Set against a stock that has traded for much of the last year in the 0.5p-1.5p range, each of these outcomes represents a massive re-rating.
However, we also need to account for the warrants, almost all of which would be exercised if all went to plan.
AFP will have approximately 582 million following completion of Xinhai’s 10% equity subscription. In addition, there are circa 200 million warrants from the most recent placing exercisable at 1.6p per share and a further 40 million warrants from the February 2025 financing exercisable at 1.75p.
Assuming full exercise of these warrants, the fully diluted share count would rise to approximately 822 million shares.
Using this fully diluted share count and the project-level margin figures above as a rough proxy for attributable pre-tax earnings, the 85% ownership scenario equates to approximately 6.2p per share.
Under the heavily diluted 26% ownership scenario, attributable earnings would still be around 1.9p per share.
Applying an illustrative range of 3x to 8x earnings multiples to these diluted earnings figures means that in the 85% ownership scenario, a 3x multiple would imply a share price of roughly 18.7p, a 5x multiple implies around 31.1p, and an 8x multiple suggests approximately 49.8p.

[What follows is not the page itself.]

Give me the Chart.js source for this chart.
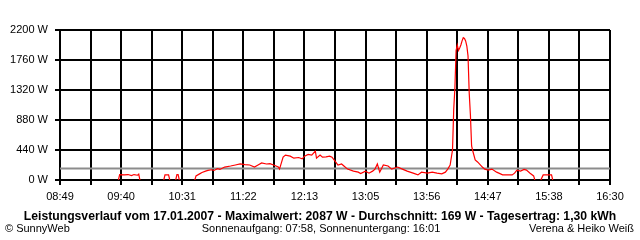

In the 26% ownership scenario, the same multiples imply approximately 5.7p, 9.5p and 15.2p respectively.
Even after assuming full warrant dilution, these outcomes remain substantially above where we sit today, at 1.5p per share.
Further, the exercise of those 240 million warrants would inject about £4.1 million of cash into African Pioneer. That doesn't directly increase EPS in the above calculation, but it partially offsets the impact of dilution by adding capital to the company - which can be spent on further exploration and makes additional dilution unlikely.
Beyond Year One
The starter-pit model above uses only the 1 million tonne, 1.33% copper Eastern Shoot zone. It’s not the ceiling.
The underground resource — 4.7 million tonnes indicated and 23 million tonnes inferred at grades around 1.1–1.2% CuEq — is roughly seven times the size of the starter pit zone and sits outside this model.
If the starter operation proves the processing and cost assumptions correct, the underground resource is the obvious next phase, and it dwarfs everything modelled above.
African Pioneer’s total disclosed contained copper across Ongombo stands at roughly 300,000 tonnes. At today’s copper price of around $14,000 per tonne, that equates to a gross undiscounted in-situ metal value of approximately $4.2 billion.
At African Pioneer’s current 85% project interest, that figure equates to roughly $3.6 billion, or around £2.7 billion.
Before you start drinking the Kool-aid, this ignores extraction costs, recovery and processing losses, tax, capital expenditure and the time value of money. But it demonstrates the scale of the resource sitting behind a company currently valued in the low single-digit millions of pounds.
Ongeama offers a second potential open pit feeding the same infrastructure. Zambia provides an entirely separate source of optionality through AFP’s retained 20% interest in licences optioned and exercised by First Quantum Minerals near the Kamoa-Kakula district.
Botswana adds further exploration exposure through licences in the Kalahari Copper Belt.
Every one of these opportunities sits outside the $79 million starter-pit model.
What Has to Go Right
None of this happens automatically.
Definitive agreements with Xinhai still need to be signed. The current arrangement remains a non-binding framework subject to further negotiation.
Mining and processing contracts must also be secured. Bezant’s cost numbers are real because they are backed by contracted agreements. African Pioneer has not yet published equivalent arrangements, so this model uses Bezant’s economics as the best available proxy rather than a confirmed company-specific cost base.
The toll-processing arrangement at Otjihase must prove commercially attractive. Unlike Bezant, which owns a substantial interest in its own processing plant, African Pioneer intends to use third-party infrastructure, meaning treatment charges may reduce realised margins.
Grade continuity must also hold up in practice. The 1.33% copper grade applies specifically to the Eastern Shoot starter zone. Sustaining production beyond that zone’s approximate 18-month life would require transitioning into broader open-pit or underground resources.
Copper prices must also remain supportive. The model is built around today’s near-record copper price environment, and any significant decline would directly reduce projected revenue and margin.
Though I see copper rising rather than falling from here.
The Bottom Line
African Pioneer holds a permitted, infrastructure-adjacent, high-grade copper-gold-silver starter resource sitting on the same geological belt as a sister company that has already demonstrated the viability of the operating model through contracted mining costs, refurbished processing infrastructure and secured offtake financing.
Applying Ongombo’s stronger grades to that proven cost structure at today’s copper prices points to a starter operation capable of generating somewhere between approximately $20 million and $67 million of annual attributable margin depending on the final ownership outcome, with project-level margins approaching $79 million annually.
Behind that starter pit sits an underground resource roughly seven times larger, a second nearby prospect with development potential, a retained interest in exploration ground adjacent to one of the world’s richest copper districts and an exploration portfolio in another emerging copper belt.
The funding question — historically the factor that ends many junior mining stories before they begin — now has a credible answer on the table.
What’s left is execution.
Signed agreements, contracted costs and ore through the plant. For a company valued the way this one currently is, we should see the value gap close sooner rather than later.